----- DATA EXTRACT

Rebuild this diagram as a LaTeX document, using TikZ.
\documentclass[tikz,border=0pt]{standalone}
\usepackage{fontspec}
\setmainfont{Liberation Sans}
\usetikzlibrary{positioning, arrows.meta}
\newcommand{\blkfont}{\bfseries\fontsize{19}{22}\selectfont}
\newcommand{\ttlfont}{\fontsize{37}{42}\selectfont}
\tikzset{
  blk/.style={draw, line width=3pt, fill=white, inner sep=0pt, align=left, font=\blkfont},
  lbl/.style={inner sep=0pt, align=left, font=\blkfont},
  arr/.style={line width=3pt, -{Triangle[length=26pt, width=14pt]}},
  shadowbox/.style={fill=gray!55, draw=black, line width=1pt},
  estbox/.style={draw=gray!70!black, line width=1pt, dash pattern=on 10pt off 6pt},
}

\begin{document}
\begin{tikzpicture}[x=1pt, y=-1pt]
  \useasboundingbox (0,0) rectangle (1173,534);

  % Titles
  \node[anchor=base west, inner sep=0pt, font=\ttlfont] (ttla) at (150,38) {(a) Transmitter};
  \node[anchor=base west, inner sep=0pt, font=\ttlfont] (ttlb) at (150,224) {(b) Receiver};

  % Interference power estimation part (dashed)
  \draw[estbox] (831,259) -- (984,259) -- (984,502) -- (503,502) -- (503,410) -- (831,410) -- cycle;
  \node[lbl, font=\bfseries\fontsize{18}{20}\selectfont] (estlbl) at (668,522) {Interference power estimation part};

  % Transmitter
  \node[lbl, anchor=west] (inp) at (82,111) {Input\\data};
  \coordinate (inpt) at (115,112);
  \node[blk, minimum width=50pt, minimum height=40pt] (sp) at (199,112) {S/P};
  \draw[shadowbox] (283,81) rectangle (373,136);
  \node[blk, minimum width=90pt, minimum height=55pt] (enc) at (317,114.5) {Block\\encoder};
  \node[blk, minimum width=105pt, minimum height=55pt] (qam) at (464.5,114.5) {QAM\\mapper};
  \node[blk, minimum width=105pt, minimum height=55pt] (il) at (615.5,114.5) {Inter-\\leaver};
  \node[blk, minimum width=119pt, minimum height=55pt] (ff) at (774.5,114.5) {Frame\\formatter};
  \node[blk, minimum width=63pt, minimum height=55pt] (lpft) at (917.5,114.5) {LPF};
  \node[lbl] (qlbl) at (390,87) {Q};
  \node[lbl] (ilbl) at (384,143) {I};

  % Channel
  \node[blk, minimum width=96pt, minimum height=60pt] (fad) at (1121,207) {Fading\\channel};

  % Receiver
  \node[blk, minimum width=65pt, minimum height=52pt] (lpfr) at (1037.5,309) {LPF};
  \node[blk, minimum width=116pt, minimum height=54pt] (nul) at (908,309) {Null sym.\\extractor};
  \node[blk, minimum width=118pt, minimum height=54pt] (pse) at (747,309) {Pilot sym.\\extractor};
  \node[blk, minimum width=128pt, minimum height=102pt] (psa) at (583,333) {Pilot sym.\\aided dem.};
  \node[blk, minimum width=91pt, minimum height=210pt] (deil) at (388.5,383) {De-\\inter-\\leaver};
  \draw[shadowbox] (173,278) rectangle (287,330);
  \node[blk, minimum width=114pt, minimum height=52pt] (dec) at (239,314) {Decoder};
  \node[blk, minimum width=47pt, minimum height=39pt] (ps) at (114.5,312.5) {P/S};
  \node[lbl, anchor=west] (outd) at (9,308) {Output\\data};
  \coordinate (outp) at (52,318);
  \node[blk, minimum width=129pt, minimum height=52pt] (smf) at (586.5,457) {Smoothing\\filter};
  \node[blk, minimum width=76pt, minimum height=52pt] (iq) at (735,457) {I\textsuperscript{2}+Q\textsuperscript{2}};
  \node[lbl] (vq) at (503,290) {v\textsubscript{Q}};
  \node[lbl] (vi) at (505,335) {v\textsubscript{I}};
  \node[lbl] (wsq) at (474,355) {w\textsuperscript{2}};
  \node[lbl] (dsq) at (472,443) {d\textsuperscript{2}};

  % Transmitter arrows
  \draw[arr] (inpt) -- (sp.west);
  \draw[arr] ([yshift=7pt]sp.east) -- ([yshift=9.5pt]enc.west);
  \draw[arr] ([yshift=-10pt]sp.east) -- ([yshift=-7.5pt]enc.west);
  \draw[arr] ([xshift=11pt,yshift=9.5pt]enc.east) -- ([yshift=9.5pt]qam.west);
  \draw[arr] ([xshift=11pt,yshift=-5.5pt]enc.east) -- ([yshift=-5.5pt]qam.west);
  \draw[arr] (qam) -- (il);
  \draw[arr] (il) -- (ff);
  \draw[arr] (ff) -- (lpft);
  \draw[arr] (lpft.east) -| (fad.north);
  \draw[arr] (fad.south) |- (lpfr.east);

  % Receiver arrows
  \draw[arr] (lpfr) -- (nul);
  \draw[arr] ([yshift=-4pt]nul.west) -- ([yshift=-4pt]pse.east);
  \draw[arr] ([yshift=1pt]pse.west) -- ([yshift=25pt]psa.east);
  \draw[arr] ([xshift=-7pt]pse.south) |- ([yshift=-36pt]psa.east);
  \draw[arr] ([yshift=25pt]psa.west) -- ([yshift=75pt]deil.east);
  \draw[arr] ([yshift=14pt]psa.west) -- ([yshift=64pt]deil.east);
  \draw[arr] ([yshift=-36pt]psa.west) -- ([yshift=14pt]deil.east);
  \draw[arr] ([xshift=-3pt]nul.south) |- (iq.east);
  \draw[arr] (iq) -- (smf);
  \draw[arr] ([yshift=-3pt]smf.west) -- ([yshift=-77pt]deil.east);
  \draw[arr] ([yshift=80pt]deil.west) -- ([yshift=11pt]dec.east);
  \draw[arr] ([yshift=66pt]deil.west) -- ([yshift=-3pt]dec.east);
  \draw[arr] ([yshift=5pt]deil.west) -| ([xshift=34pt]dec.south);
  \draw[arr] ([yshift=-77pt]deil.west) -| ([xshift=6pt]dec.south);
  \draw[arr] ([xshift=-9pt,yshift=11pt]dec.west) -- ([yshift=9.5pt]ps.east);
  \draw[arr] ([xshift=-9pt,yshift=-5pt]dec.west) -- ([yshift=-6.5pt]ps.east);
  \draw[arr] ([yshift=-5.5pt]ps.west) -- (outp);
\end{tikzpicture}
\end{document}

----------

▶ [EXERCISE DETAILS] Up to and including the line with "(estlbl) at (668,522)", repeat the data exactly, starting from its first line; nothing else belongs in the response.

▶ [WORKED SOLUTION]
Rebuild this diagram as a LaTeX document, using TikZ.
\documentclass[tikz,border=0pt]{standalone}
\usepackage{fontspec}
\setmainfont{Liberation Sans}
\usetikzlibrary{positioning, arrows.meta}
\newcommand{\blkfont}{\bfseries\fontsize{19}{22}\selectfont}
\newcommand{\ttlfont}{\fontsize{37}{42}\selectfont}
\tikzset{
  blk/.style={draw, line width=3pt, fill=white, inner sep=0pt, align=left, font=\blkfont},
  lbl/.style={inner sep=0pt, align=left, font=\blkfont},
  arr/.style={line width=3pt, -{Triangle[length=26pt, width=14pt]}},
  shadowbox/.style={fill=gray!55, draw=black, line width=1pt},
  estbox/.style={draw=gray!70!black, line width=1pt, dash pattern=on 10pt off 6pt},
}

\begin{document}
\begin{tikzpicture}[x=1pt, y=-1pt]
  \useasboundingbox (0,0) rectangle (1173,534);

  % Titles
  \node[anchor=base west, inner sep=0pt, font=\ttlfont] (ttla) at (150,38) {(a) Transmitter};
  \node[anchor=base west, inner sep=0pt, font=\ttlfont] (ttlb) at (150,224) {(b) Receiver};

  % Interference power estimation part (dashed)
  \draw[estbox] (831,259) -- (984,259) -- (984,502) -- (503,502) -- (503,410) -- (831,410) -- cycle;
  \node[lbl, font=\bfseries\fontsize{18}{20}\selectfont] (estlbl) at (668,522) {Interference power estimation part};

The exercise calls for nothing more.